In 1977 France-Albert René's SPUP led a coup against the SDP–led Government, and in 1979, new elections were also called in and Rene was formally elected President of Seychelles. The newly reformed system of one-party socialism featured a directly elected president, as well as the original plurality system of legislative representation. All political activity took place under the rule of the Seychelles People's Progressive Front, and the President was voted for on a yes-no basis by any Seychelles citizen 17 or older. The president enjoyed almost unchecked executive power, and appointed his own cabinet as well as his own chair of the Assembly. The legislature itself was unable to rule independently, and instead only enacted the bills proposed by the executive. Criticism of René or any aspect of his government was not tolerated.

On the other hand, the SPPF instituted a number of reforms, including universal access to education and healthcare, as well as environmental reforms. During this period, the Seychelles developed rapidly, to the point that it became the most developed country in Africa on the Human Development Index. The situation for Seychellois Creole people, who constitute the majority of the nation's population, also improved significantly due to domestic policies implemented by President René aimed at racial equity. However, the white minority (mainly Franco-Seychellois) still occupied most important posts (ministerial and parliamentary) in the state administration and dominated the ranks of the party leadership.

Since his regime operated under single-party status, René was the only presidential candidate for elections in 1979, in 1984, and in 1989, which he won with over 90% of the vote. René maintained this level of influence and power through systematic torture and widespread human rights violations, as well as state violence against his political enemies throughout his presidency. He admitted to spying on oppositional leaders, and is thought to have been involved in the murder of Gerard Hoareau. His party also maintained control through the National Youth Service, which assisted in indoctrinating and training Seychellois children in traditional curricula and military affairs. René employed a combination of Soviet, American, and Tanzanian influence and support to assist him in maintaining power and defending himself against coup attempts, of which there were plenty.

== Coup attempts ==
On 25 November 1981 a force of mercenaries, led by "Mad" Mike Hoare, attempted to take over the islands, but were discovered at the airport. They briefly took over the tower, but hijacked an Air India flight and fled to South Africa where they were arrested and charged.
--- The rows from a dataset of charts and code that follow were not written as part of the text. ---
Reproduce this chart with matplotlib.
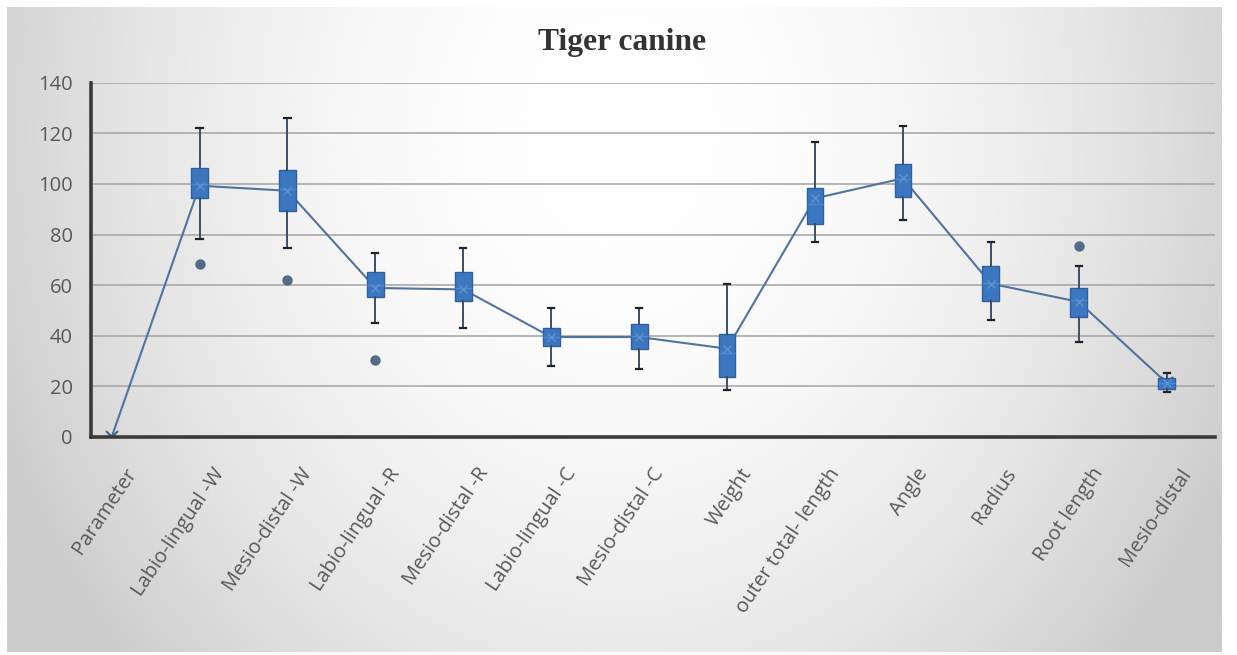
import numpy as np
import matplotlib
matplotlib.use("Agg")
import matplotlib.pyplot as plt
import matplotlib.transforms as mtransforms

# ---- data -------------------------------------------------------------
categories = ["Parameter", "Labio-lingual -W", "Mesio-distal -W", "Labio-lingual -R",
              "Mesio-distal -R", "Labio-lingual -C", "Mesio-distal -C", "Weight",
              "outer total- length", "Angle", "Radius", "Root length", "Mesio-distal"]

# box statistics for every measured parameter (categories[1:])
whisker_low = [78.4, 74.5, 45.2, 42.9, 28.0, 27.0, 18.5, 76.9, 85.7, 46.1, 37.6, 17.8]
quartile1 = [94.3, 89.4, 55.4, 53.8, 36.0, 34.7, 23.7, 84.0, 94.9, 53.8, 47.5, 19.1]
medians = [100.0, 98.0, 60.0, 59.0, 39.5, 40.0, 33.0, 92.0, 102.0, 61.0, 54.0, 21.5]
quartile3 = [106.4, 105.7, 65.2, 65.3, 43.1, 44.6, 40.6, 98.2, 107.7, 67.5, 58.7, 23.5]
whisker_high = [122.2, 126.1, 72.9, 74.5, 50.8, 50.8, 60.4, 116.4, 122.9, 76.9, 67.5, 25.3]
box_means = [99.3, 97.3, 58.9, 58.3, 39.5, 39.5, 34.9, 94.3, 102.2, 60.6, 53.4, 21.4]
outliers = [[68.3], [62.0], [30.3], [], [], [], [], [], [], [], [75.4], []]

# mean line, starting at the "Parameter" category
line_values = [0.0] + box_means

y_ticks = [0, 20, 40, 60, 80, 100, 120, 140]

# ---- figure -----------------------------------------------------------
W, H = 1237, 655
fig = plt.figure(figsize=(W / 100, H / 100), dpi=100)
fig.patch.set_facecolor("white")

# gradient panel behind the chart
px0, py0, px1, py1 = 7, 7, 1222, 652
bg = fig.add_axes([px0 / W, 1 - py1 / H, (px1 - px0) / W, (py1 - py0) / H], zorder=0)
gx = np.linspace(px0, px1, 400)
gy = np.linspace(py0, py1, 220)
GX, GY = np.meshgrid(gx, gy)
r2 = ((GX - 620) / 640) ** 2 + ((GY - 130) / 760) ** 2
shade = np.clip(1.0 - 0.18 * r2, 0.80, 1.0)
bg.imshow(shade, cmap="gray", vmin=0, vmax=1, aspect="auto",
          extent=[0, 1, 0, 1], interpolation="bicubic")
bg.set_axis_off()

# plotting area
ax_l, ax_r, ax_t, ax_b = 91, 1215, 82.7, 437
ax = fig.add_axes([ax_l / W, 1 - ax_b / H, (ax_r - ax_l) / W, (ax_b - ax_t) / H], zorder=1)
ax.patch.set_alpha(0)

x = np.arange(len(categories))
ax.set_xlim(-0.235, 12.55)
ax.set_ylim(0, 140)

# horizontal gridlines
for yv in y_ticks[1:]:
    ax.axhline(yv, color="#a3a3a3", lw=1.1, zorder=1)

# mean line
ax.plot(x, line_values, color="#52739f", lw=1.5, marker="x", markersize=8,
        markeredgewidth=1.5, markeredgecolor="#44608a", zorder=2)

stats = []
for i in range(len(box_means)):
    stats.append(dict(whislo=whisker_low[i], q1=quartile1[i], med=medians[i],
                      q3=quartile3[i], whishi=whisker_high[i], mean=box_means[i],
                      fliers=outliers[i]))

ax.bxp(stats, positions=x[1:], widths=0.19, patch_artist=True, showmeans=True,
       boxprops=dict(facecolor="#3b77c0", edgecolor="#2f5f9c", linewidth=1.0),
       medianprops=dict(color="#4f87cc", linewidth=1.0),
       meanprops=dict(marker="x", markeredgecolor="#5f92d2", markersize=6,
                      markeredgewidth=1.0),
       whiskerprops=dict(color="#3a4f6a", linewidth=1.4),
       capprops=dict(color="#222222", linewidth=1.6),
       capwidths=0.07,
       flierprops=dict(marker="o", markerfacecolor="#536b89", markeredgecolor="#536b89",
                       markersize=6.5),
       manage_ticks=False, zorder=3)

# axes styling
for side in ("top", "right"):
    ax.spines[side].set_visible(False)
for side in ("left", "bottom"):
    ax.spines[side].set_color("#3a3a3a")
    ax.spines[side].set_linewidth(2.6)
    ax.spines[side].set_zorder(4)

ax.set_yticks(y_ticks)
ax.set_yticklabels([str(v) for v in y_ticks])
ax.tick_params(axis="y", length=0, pad=13, labelsize=14.5, labelcolor="#595959")
ax.tick_params(axis="x", length=0)
for lab in ax.get_yticklabels():
    lab.set_fontfamily("Open Sans")

ax.set_xticks(x)
ax.set_xticklabels(categories, rotation=56, ha="right", va="center",
                   rotation_mode="anchor", fontsize=14.5, color="#595959",
                   fontfamily="Open Sans")
offset = mtransforms.ScaledTranslation(0.21, -0.28, fig.dpi_scale_trans)
for lab in ax.get_xticklabels():
    lab.set_transform(lab.get_transform() + offset)

fig.text(622 / W, 1 - 50 / H, "Tiger canine", ha="center", va="baseline",
         fontsize=22.7, fontweight="bold", fontfamily="Liberation Serif",
         color="#333333")

fig.savefig("out.png", dpi=100)
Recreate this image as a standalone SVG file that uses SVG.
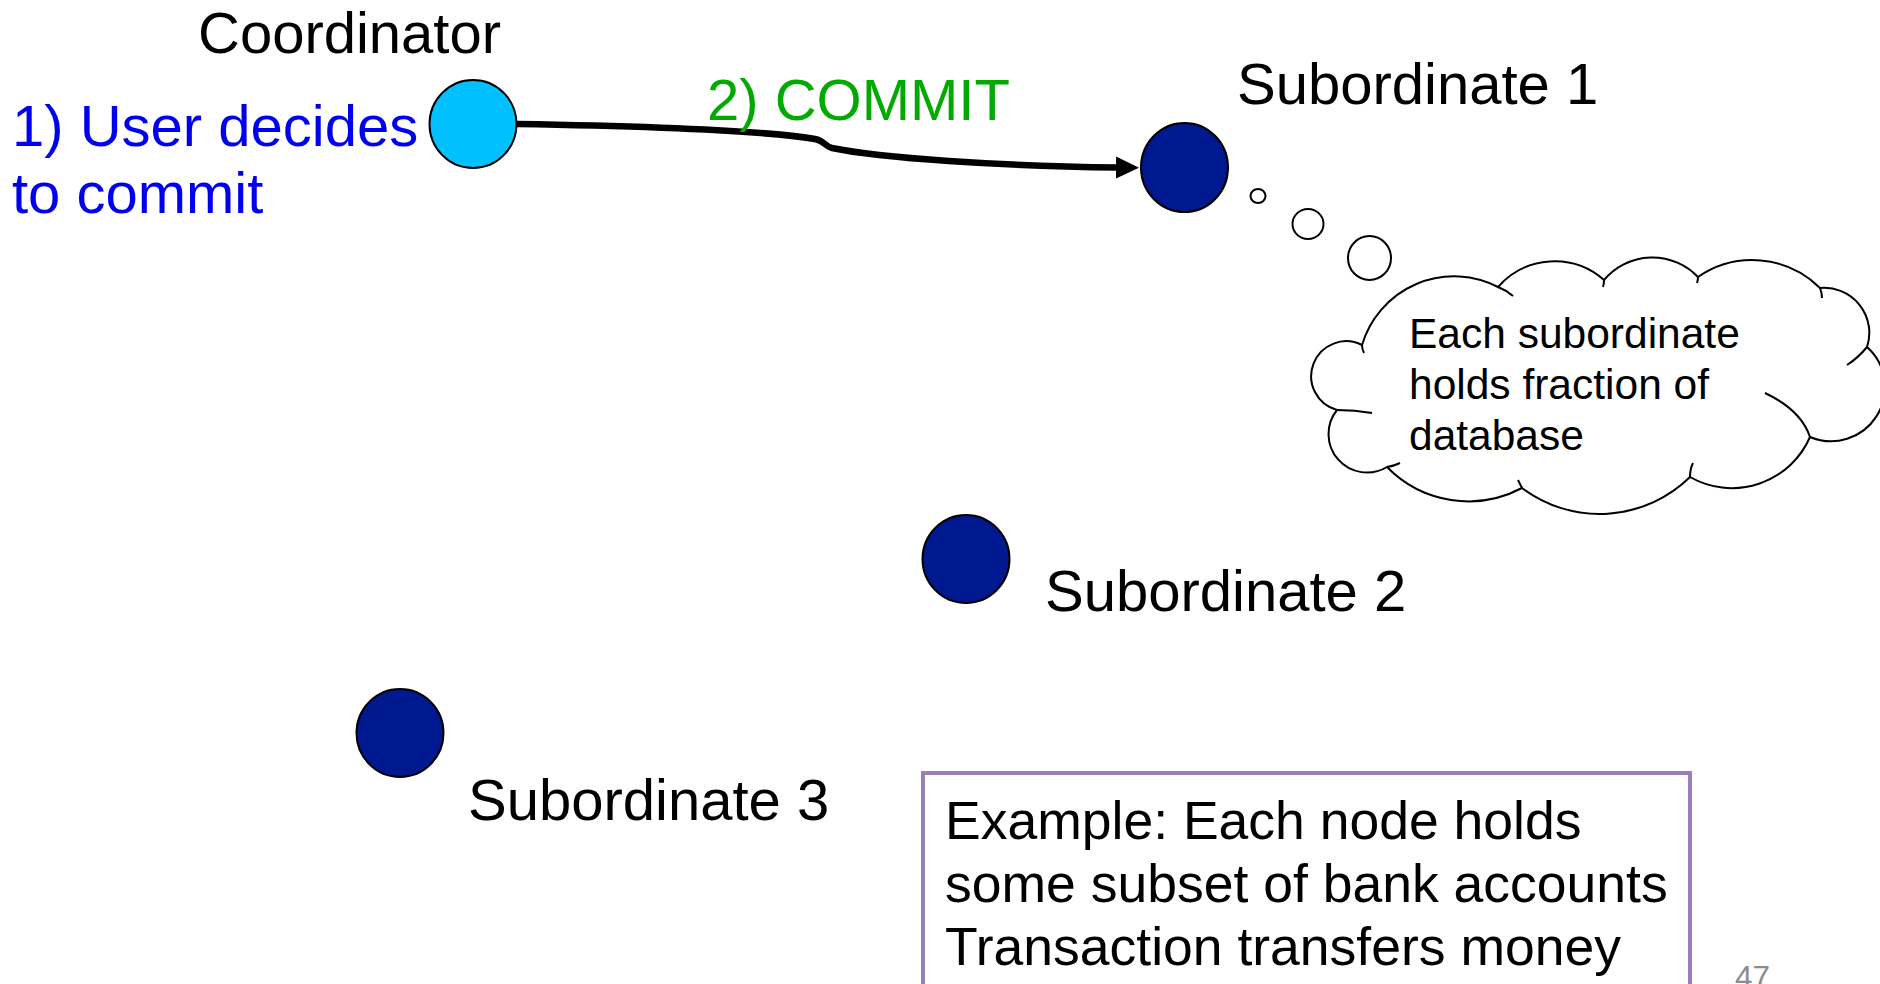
<svg xmlns="http://www.w3.org/2000/svg" width="1880" height="984" viewBox="0 0 1880 984">
  <style>
    text { font-family: "Liberation Sans", Arial, sans-serif; }
    .lbl { font-size: 58px; fill: #000000; }
    .blue { font-size: 58px; fill: #0000F0; }
    .green { font-size: 58px; fill: #00AA00; }
    .note { font-size: 42.5px; fill: #000000; }
    .box-text { font-size: 53.5px; fill: #000000; }
    .node-coord { fill: #00C0FF; stroke: #000000; stroke-width: 2; }
    .node-sub { fill: #001990; stroke: #000000; stroke-width: 2; }
    .bubble { fill: #FFFFFF; stroke: #000000; stroke-width: 2; }
    .conn { fill: none; stroke: #000000; stroke-width: 6.5; }
    .box { fill: #FFFFFF; stroke: #9A7FBA; stroke-width: 4; }
    .pagenum { font-size: 31.5px; fill: #8C8C8C; }
  </style>
  <defs>
    <marker id="arrowhead" markerUnits="userSpaceOnUse" markerWidth="24" markerHeight="24" viewBox="0 0 24 24" refX="2" refY="12" orient="auto">
      <path d="M0,1 L23,12 L0,23 Z" fill="#000000"/>
    </marker>
  </defs>

  <rect width="1880" height="984" fill="#FFFFFF"/>

  <!-- connectors -->
  <g id="connectors">
    <path class="conn" d="M517,124 C640,126 760,130 815,139 C825,141 824,146 832,148 C880,158 1000,166 1118,167.5" marker-end="url(#arrowhead)"/>
  </g>

  <!-- coordinator -->
  <g id="coordinator">
    <text class="lbl" x="198" y="53">Coordinator</text>
    <ellipse class="node-coord" cx="473" cy="124" rx="43.5" ry="44"/>
    <text class="blue" x="12" y="146">1) User decides</text>
    <text class="blue" x="12" y="213">to commit</text>
  </g>

  <!-- commit label on the connector -->
  <g id="commit-label">
    <text class="green" x="707" y="120">2) COMMIT</text>
  </g>

  <!-- subordinate 1 -->
  <g id="subordinate-1">
    <ellipse class="node-sub" cx="1184.5" cy="167.5" rx="43.5" ry="44.5"/>
    <text class="lbl" x="1237" y="104">Subordinate 1</text>
  </g>

  <!-- thought cloud attached to subordinate 1 -->
  <g id="thought-cloud">
    <ellipse class="bubble" cx="1258" cy="196" rx="7.5" ry="7"/>
    <ellipse class="bubble" cx="1308" cy="224" rx="15.5" ry="15"/>
    <ellipse class="bubble" cx="1369.5" cy="258" rx="21.5" ry="22"/>
    <path class="bubble" d="M1362,345
      A96,96 0 0 1 1498,287
      A75,75 0 0 1 1604,280
      A63,63 0 0 1 1698,277
      A96,96 0 0 1 1820,288
      A45,45 0 0 1 1867,347
      A54,54 0 0 1 1810,437
      A85,85 0 0 1 1690,477
      A129,129 0 0 1 1522,488
      A114,114 0 0 1 1387,467
      A38.5,38.5 0 0 1 1337,410
      A35,35 0 1 1 1362,345 Z"/>
    <g fill="none" stroke="#000000" stroke-width="2">
      <path d="M1362,345 Q1362,349 1364,353"/>
      <path d="M1498,287 Q1506,290 1513,296"/>
      <path d="M1604,280 Q1604,284 1603,287"/>
      <path d="M1698,277 Q1698,280 1697,283"/>
      <path d="M1820,288 Q1822,293 1822,298"/>
      <path d="M1867,347 Q1858,358 1847,365"/>
      <path d="M1765,393 Q1801,410 1810,437"/>
      <path d="M1690,477 Q1690,469 1693,463"/>
      <path d="M1522,488 Q1520,484 1518,480"/>
      <path d="M1387,467 Q1394,466 1400,463"/>
      <path d="M1337,410 Q1355,410 1372,413"/>
    </g>
    <text class="note" x="1409" y="348">Each subordinate</text>
    <text class="note" x="1409" y="399">holds fraction of</text>
    <text class="note" x="1409" y="450">database</text>
  </g>

  <!-- subordinate 2 -->
  <g id="subordinate-2">
    <ellipse class="node-sub" cx="966" cy="559" rx="43.5" ry="44"/>
    <text class="lbl" x="1045" y="611">Subordinate 2</text>
  </g>

  <!-- subordinate 3 -->
  <g id="subordinate-3">
    <ellipse class="node-sub" cx="400" cy="733" rx="43.5" ry="44"/>
    <text class="lbl" x="468" y="820">Subordinate 3</text>
  </g>

  <!-- example box -->
  <g id="example-box">
    <rect class="box" x="923" y="773" width="767" height="240"/>
    <text class="box-text" x="945" y="839">Example: Each node holds</text>
    <text class="box-text" x="945" y="902">some subset of bank accounts</text>
    <text class="box-text" x="945" y="965">Transaction transfers money</text>
  </g>

  <!-- slide number, running off the bottom edge -->
  <g id="page-number">
    <text class="pagenum" x="1735" y="988">47</text>
  </g>
</svg>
In August 1982, mutineers in the Seychelles Army, maintaining loyalty to Rene but in revolt against alleged conditions in the service, took over the radio station. They were overcome by Tanzanian troops, whose intervention was requested by Rene.

In November 1985, Gérard Hoarau, a prominent exiled opponent of Rene was shot and killed by an unidentified gunman on the doorstep of his London home. Hoareau's supporters claimed the Seychelles Government was responsible for the shooting but this was denied and the murder case was never solved.

Despite these attempts, for the most part René ruled throughout this period with underground opposition at home. He used Seychelles' strategic importance to obtain significant help from both superpowers of the period without having to commit himself to either. With a suppressed opposition, he was able to power through much needed social reforms.

In February 1992, Conrad Greslé, a prominent local businessman and democracy activist was arrested and charged with treason for planning to overthrow the Seychelles Government with the help of foreign mercenaries and with alleged CIA involvement. This was the last attempt to overthrow the Seychelles Government by force.